● **Exercise brief**: Set down the data below without change, skipping the pictures it holds.
++++ Data shown ++++
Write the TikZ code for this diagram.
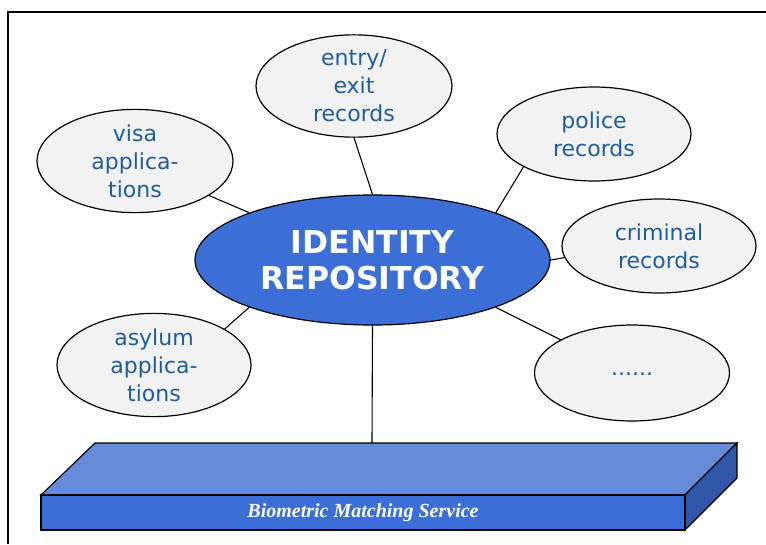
\documentclass[tikz,border=0pt]{standalone}
\usepackage{fontspec}
\setmainfont{DejaVu Sans}
\newfontfamily\slabfont{Liberation Serif}
\usetikzlibrary{shapes.geometric}
\definecolor{txtblue}{HTML}{1F5E9E}
\definecolor{coreblue}{HTML}{3C6FD5}
\definecolor{bubble}{HTML}{F2F2F2}
\definecolor{slabtop}{HTML}{658BDA}
\definecolor{slabfront}{HTML}{3B6ED6}
\definecolor{slabside}{HTML}{3057A9}
\tikzset{
  bubble/.style={ellipse, draw=black, line width=1.2pt, fill=bubble, inner sep=0pt,
    minimum width=194pt, minimum height=94pt, align=center, text=txtblue,
    font=\fontsize{22}{28}\selectfont},
  core/.style={ellipse, draw=black, line width=1.2pt, fill=coreblue, inner sep=0pt,
    minimum width=355pt, minimum height=130pt, align=center, text=white,
    font=\bfseries\fontsize{31.5}{36}\selectfont},
  link/.style={draw=black, line width=1.1pt},
  slabface/.style={draw=black, line width=1.2pt, line join=miter}
}
\begin{document}
\begin{tikzpicture}[x=1pt,y=-1pt]
\useasboundingbox (0,0) rectangle (766,544);
\fill[white] (0,0) rectangle (766,544);
\draw[line width=1.5pt] (766,12) -- (8,12) -- (8,544);
% slab
\filldraw[slabface, fill=slabtop] (41,495) -- (95,443) -- (737,443) -- (685,495) -- cycle;
\filldraw[slabface, fill=slabside] (685,495) -- (737,443) -- (737,478) -- (685,530) -- cycle;
\filldraw[slabface, fill=slabfront] (41,495) rectangle (685,530);
\node[text=white, font=\slabfont\bfseries\itshape\fontsize{20}{22}\selectfont] (slabtext) at (363,513) {Biometric Matching Service};
\coordinate (slabin) at (372,443);
% nodes
\node[core] (core) at (372.5,260) {IDENTITY\\REPOSITORY};
\node[bubble, minimum width=196pt, minimum height=98pt] (entry) at (354,86) {entry/\\exit\\records};
\node[bubble, minimum width=196pt, minimum height=96pt] (visa) at (135,161) {visa\\applica-\\tions};
\node[bubble] (police) at (594,134) {police\\records};
\node[bubble] (criminal) at (659,246) {criminal\\records};
\node[bubble] (asylum) at (154,365) {asylum\\applica-\\tions};
\node[bubble, minimum width=195pt, minimum height=96pt] (more) at (632,373) {\raisebox{-4pt}{......}};
% connectors
\draw[link] (entry.south) -- (core.north);
\draw[link] (visa.-25) -- (core.159);
\draw[link] (police.205) -- (core.21);
\draw[link] (criminal.187) -- (core.0);
\draw[link] (asylum.27) -- (core.201);
\draw[link] (more.155) -- (core.-21);
\draw[link] (core.south) -- (slabin);
\end{tikzpicture}
\end{document}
++++
● **Result for this exercise**:
Write the TikZ code for this diagram.
\documentclass[tikz,border=0pt]{standalone}
\usepackage{fontspec}
\setmainfont{DejaVu Sans}
\newfontfamily\slabfont{Liberation Serif}
\usetikzlibrary{shapes.geometric}
\definecolor{txtblue}{HTML}{1F5E9E}
\definecolor{coreblue}{HTML}{3C6FD5}
\definecolor{bubble}{HTML}{F2F2F2}
\definecolor{slabtop}{HTML}{658BDA}
\definecolor{slabfront}{HTML}{3B6ED6}
\definecolor{slabside}{HTML}{3057A9}
\tikzset{
  bubble/.style={ellipse, draw=black, line width=1.2pt, fill=bubble, inner sep=0pt,
    minimum width=194pt, minimum height=94pt, align=center, text=txtblue,
    font=\fontsize{22}{28}\selectfont},
  core/.style={ellipse, draw=black, line width=1.2pt, fill=coreblue, inner sep=0pt,
    minimum width=355pt, minimum height=130pt, align=center, text=white,
    font=\bfseries\fontsize{31.5}{36}\selectfont},
  link/.style={draw=black, line width=1.1pt},
  slabface/.style={draw=black, line width=1.2pt, line join=miter}
}
\begin{document}
\begin{tikzpicture}[x=1pt,y=-1pt]
\useasboundingbox (0,0) rectangle (766,544);
\fill[white] (0,0) rectangle (766,544);
\draw[line width=1.5pt] (766,12) -- (8,12) -- (8,544);
% slab
\filldraw[slabface, fill=slabtop] (41,495) -- (95,443) -- (737,443) -- (685,495) -- cycle;
\filldraw[slabface, fill=slabside] (685,495) -- (737,443) -- (737,478) -- (685,530) -- cycle;
\filldraw[slabface, fill=slabfront] (41,495) rectangle (685,530);
\node[text=white, font=\slabfont\bfseries\itshape\fontsize{20}{22}\selectfont] (slabtext) at (363,513) {Biometric Matching Service};
\coordinate (slabin) at (372,443);
% nodes
\node[core] (core) at (372.5,260) {IDENTITY\\REPOSITORY};
\node[bubble, minimum width=196pt, minimum height=98pt] (entry) at (354,86) {entry/\\exit\\records};
\node[bubble, minimum width=196pt, minimum height=96pt] (visa) at (135,161) {visa\\applica-\\tions};
\node[bubble] (police) at (594,134) {police\\records};
\node[bubble] (criminal) at (659,246) {criminal\\records};
\node[bubble] (asylum) at (154,365) {asylum\\applica-\\tions};
\node[bubble, minimum width=195pt, minimum height=96pt] (more) at (632,373) {\raisebox{-4pt}{......}};
% connectors
\draw[link] (entry.south) -- (core.north);
\draw[link] (visa.-25) -- (core.159);
\draw[link] (police.205) -- (core.21);
\draw[link] (criminal.187) -- (core.0);
\draw[link] (asylum.27) -- (core.201);
\draw[link] (more.155) -- (core.-21);
\draw[link] (core.south) -- (slabin);
\end{tikzpicture}
\end{document}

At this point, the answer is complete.